Tornano le tre talentuose californiane con il sophomore “Excess” che bissa l’esordio “Signal” del 2019.
E’ ormai noto, soprattutto tra chi si era follemente innamorato della superba Belinda, che la band di L.A. scelse il proprio nome da una traccia dell’album delle Go-Go’s “The Beauty and the Beat”, uscito nel lontano 1981. La band è composta da Lola Dompè alla batteria e voce (figlia del batterista dei Bauhaus,  Kevin Haskins). Izzy Glaudini (Synths e voce principale) e Halle Saxon (basso e voce).

Registrato in tempi record da Joo Joo Ashworth (Sasami, FROTH), l’album tocca temi delicati e attuali, come il consumismo sfrenato, l’istinto animale della sopravvivenza personale, le minacce climatiche e la lotta delle èlite mondiali per il potere economico e il controllo sociale.

Temi questi che ben si associano e legano allo stile musicale del trio. Linea di basso che detta la melodia, batteria schematica senza fronzoli, stile motorik, synth che crea tappeti e raccordi con suoni vari e “robotici” come in “Automaton” un brano dove la Glaudini da il meglio di sè.

L’ipotetico abbandono della terra – Maybe there’s a new world out there, we can do it all again –, tema della opener “New Beginning”, è invece splendidamente enfatizzato dal perentorio cambio di ritmo che accentua la sensazione della partenza, o per meglio dire, della fuga dal pianeta ormai morente. Fuga inutile ovviamente, alle ricerca di un nuovo mondo al servizio del desiderio, qui con le sembianze di un consumismo senza fine (“Endless service of desire”).
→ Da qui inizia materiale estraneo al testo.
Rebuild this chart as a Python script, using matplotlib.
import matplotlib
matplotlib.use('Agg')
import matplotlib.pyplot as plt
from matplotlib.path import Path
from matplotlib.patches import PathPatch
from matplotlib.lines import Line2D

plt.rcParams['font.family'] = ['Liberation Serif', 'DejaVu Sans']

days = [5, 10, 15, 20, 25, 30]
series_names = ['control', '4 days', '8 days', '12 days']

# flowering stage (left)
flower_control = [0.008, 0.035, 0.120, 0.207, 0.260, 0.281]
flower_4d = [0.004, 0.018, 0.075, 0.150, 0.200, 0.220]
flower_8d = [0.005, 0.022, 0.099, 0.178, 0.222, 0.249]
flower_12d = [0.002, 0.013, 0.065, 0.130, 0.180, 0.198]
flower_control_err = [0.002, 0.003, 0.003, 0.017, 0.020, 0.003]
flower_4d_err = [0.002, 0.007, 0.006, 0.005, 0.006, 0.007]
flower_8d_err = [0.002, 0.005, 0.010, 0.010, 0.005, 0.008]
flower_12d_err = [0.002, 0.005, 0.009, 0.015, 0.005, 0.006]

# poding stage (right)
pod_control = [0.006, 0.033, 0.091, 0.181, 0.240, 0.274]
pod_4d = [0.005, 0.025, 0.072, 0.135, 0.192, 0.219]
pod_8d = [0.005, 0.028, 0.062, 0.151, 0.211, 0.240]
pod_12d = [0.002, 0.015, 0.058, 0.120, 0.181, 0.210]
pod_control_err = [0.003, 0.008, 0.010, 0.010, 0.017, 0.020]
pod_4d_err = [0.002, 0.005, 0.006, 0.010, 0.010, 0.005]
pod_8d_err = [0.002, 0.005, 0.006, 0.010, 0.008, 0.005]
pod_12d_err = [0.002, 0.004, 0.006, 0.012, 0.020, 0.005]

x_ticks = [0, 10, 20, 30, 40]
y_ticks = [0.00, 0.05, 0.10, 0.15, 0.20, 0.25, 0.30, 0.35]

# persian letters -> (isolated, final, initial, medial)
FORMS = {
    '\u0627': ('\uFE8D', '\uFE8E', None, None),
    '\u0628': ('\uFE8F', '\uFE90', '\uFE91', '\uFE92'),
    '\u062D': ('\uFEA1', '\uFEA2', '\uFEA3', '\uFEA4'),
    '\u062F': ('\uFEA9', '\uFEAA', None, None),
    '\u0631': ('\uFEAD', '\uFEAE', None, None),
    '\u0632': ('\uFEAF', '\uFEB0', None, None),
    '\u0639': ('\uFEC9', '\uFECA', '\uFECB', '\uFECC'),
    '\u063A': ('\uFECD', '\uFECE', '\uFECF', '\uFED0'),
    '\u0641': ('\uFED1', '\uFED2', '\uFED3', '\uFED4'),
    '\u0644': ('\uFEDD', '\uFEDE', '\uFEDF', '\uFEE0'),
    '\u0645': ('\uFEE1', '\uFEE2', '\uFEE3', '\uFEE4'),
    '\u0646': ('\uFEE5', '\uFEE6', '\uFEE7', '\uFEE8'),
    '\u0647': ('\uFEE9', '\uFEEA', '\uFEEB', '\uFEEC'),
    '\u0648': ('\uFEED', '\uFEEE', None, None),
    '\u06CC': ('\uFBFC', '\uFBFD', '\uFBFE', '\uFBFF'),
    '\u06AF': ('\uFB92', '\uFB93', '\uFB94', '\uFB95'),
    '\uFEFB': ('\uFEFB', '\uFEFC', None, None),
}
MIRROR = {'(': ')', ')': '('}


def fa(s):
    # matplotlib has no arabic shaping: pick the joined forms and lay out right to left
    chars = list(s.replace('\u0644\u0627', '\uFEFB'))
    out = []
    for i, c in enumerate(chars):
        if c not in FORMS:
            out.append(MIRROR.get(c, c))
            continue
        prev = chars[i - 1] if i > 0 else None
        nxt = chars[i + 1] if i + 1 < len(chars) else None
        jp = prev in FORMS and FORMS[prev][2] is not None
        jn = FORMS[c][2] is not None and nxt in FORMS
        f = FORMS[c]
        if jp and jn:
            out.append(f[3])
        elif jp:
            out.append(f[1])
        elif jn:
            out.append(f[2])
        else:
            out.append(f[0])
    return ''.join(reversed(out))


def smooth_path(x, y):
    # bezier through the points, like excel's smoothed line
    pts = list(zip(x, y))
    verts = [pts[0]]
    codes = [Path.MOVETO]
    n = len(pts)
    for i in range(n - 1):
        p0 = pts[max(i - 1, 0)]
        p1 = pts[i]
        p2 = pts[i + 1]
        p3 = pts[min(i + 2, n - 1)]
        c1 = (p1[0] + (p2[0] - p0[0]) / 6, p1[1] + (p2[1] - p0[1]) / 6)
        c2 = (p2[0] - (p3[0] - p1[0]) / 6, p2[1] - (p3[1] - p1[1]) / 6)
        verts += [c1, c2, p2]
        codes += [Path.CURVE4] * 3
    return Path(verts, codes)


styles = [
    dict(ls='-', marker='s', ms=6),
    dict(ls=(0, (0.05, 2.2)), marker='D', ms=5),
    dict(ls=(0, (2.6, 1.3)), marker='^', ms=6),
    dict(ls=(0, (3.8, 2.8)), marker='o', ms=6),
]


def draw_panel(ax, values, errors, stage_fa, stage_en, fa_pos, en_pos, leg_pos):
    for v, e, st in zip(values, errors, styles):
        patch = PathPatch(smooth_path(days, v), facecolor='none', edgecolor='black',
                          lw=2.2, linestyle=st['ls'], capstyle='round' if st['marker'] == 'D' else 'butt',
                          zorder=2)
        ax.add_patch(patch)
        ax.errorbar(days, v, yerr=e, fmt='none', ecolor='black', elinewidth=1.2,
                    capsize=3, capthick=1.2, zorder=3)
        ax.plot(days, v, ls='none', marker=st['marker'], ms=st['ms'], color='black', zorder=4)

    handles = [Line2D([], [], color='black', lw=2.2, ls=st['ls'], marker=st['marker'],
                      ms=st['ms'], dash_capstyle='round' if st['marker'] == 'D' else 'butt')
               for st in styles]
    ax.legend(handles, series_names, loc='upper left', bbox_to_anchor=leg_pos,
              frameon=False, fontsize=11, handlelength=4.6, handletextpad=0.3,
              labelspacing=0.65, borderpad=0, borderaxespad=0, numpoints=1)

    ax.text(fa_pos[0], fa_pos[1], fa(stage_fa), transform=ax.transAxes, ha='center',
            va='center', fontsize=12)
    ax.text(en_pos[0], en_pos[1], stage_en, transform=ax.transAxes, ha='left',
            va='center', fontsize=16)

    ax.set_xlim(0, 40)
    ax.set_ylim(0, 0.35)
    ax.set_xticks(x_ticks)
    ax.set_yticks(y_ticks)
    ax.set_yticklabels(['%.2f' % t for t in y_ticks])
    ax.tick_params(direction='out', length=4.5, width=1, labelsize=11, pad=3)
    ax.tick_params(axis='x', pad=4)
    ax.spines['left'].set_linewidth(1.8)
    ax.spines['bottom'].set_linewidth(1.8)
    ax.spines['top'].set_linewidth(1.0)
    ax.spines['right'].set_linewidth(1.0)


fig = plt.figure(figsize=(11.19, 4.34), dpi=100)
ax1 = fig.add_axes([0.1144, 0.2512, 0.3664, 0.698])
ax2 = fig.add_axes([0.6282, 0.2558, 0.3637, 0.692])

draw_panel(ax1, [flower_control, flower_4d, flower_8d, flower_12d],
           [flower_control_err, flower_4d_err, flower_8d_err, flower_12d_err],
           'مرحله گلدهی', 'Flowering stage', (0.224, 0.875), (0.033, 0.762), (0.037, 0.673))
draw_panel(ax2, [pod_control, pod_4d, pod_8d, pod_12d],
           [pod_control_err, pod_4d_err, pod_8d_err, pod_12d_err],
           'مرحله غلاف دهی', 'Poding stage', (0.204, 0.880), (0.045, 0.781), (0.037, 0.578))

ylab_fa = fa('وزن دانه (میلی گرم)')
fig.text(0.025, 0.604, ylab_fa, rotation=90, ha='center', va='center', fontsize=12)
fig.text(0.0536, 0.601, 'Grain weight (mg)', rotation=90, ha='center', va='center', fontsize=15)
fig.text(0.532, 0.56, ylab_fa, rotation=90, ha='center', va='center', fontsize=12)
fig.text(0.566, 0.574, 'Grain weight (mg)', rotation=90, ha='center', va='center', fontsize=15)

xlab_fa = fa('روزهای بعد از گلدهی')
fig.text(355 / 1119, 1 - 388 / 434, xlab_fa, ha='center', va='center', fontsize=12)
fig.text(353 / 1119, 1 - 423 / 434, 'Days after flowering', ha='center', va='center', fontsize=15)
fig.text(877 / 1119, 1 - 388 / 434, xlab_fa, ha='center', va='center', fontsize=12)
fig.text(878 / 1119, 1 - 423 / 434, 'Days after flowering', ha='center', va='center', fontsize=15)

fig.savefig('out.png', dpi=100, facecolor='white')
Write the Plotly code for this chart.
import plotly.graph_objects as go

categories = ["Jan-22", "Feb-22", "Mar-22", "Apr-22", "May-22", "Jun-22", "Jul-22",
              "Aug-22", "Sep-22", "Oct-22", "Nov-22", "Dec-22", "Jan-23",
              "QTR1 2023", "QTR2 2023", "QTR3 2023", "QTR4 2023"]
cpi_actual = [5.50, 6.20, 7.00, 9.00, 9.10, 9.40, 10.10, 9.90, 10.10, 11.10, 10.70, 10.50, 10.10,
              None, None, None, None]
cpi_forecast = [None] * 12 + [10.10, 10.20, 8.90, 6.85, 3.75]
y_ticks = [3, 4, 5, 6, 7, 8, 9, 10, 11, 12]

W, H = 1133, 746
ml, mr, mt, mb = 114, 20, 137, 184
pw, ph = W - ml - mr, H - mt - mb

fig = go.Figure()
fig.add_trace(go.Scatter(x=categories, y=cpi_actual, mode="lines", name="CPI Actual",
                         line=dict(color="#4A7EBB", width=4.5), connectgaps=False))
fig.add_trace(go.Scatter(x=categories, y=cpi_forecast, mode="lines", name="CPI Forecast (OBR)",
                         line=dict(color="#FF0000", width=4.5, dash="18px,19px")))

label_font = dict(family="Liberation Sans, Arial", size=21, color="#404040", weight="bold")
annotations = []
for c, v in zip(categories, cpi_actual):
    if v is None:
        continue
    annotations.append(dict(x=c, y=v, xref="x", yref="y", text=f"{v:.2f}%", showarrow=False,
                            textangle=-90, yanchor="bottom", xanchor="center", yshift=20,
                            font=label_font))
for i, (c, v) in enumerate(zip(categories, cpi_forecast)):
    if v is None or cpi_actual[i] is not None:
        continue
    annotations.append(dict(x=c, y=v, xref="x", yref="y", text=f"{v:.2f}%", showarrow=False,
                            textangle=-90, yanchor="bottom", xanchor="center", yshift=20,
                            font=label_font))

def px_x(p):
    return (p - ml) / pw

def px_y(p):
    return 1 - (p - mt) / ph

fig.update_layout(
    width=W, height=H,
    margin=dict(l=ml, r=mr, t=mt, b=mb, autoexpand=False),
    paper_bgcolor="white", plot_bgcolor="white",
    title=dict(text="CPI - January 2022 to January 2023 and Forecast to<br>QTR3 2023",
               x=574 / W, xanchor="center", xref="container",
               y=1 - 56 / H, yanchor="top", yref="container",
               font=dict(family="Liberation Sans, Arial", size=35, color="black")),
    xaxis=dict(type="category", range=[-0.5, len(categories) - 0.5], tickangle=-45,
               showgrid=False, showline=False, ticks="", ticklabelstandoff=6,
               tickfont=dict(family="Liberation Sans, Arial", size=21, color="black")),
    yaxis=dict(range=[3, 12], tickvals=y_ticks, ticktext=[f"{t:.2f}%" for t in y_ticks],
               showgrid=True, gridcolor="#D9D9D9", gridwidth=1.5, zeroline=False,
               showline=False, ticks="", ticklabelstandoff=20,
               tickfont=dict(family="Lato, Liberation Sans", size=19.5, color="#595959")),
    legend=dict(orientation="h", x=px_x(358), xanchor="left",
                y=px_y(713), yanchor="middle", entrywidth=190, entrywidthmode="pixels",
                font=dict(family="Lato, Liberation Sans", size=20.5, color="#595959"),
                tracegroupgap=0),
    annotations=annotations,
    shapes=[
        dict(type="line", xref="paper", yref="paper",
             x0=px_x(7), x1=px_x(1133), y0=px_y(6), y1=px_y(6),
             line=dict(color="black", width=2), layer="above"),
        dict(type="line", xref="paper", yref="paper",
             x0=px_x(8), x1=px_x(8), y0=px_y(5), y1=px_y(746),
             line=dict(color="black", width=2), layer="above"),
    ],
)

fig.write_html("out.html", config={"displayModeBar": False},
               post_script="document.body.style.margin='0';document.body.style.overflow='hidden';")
“Venus Hour” è probabilmente il momento più fantasioso, con il dialogo vocale e la batteria che si permette anche qualche rullata in un brano dove insaziabilità  e dipendenza vengono ben descritte. Non si può di certo dire che di band come questa se ne trovino in giro a bizzeffe. L’ascolto di “Excess”, come del resto di “Signal” in un primo momento spiazza. Abituandoci al loro ritmo tuttavia tutto diventa più facile e piacevole. Non per nulla le troveremo in giro per il pianeta ad aprire i concerti di Parquet Courts, IDLES e Tame Impala.

Dal centesimo piano le note di “Skyscraper”, lente e cadenzate sfociano nello stupendo ritornello dove quella nota di basso che cade su “wanna – difference – gotta e money” creano una vibrazione che parole per descriverla non sono ancora state coniate…

You’re never brave enough to try” canta Izzy in “On the Edge”. Di coraggio invece le ragazze di L.A. ne dimostrano parecchio e i loro brani sanno creare emozioni che legandosi sia ai testi che all’accompagnamento musicale innescano curiose e insolite risonanze. L’album si chiude con “Turn Away” che esorta ad un atteggiamento fiducioso, un invito a girare le spalle ai pensieri negativi e al pessimismo.

Per le Automatic è un momento magico, assolutamente meritato.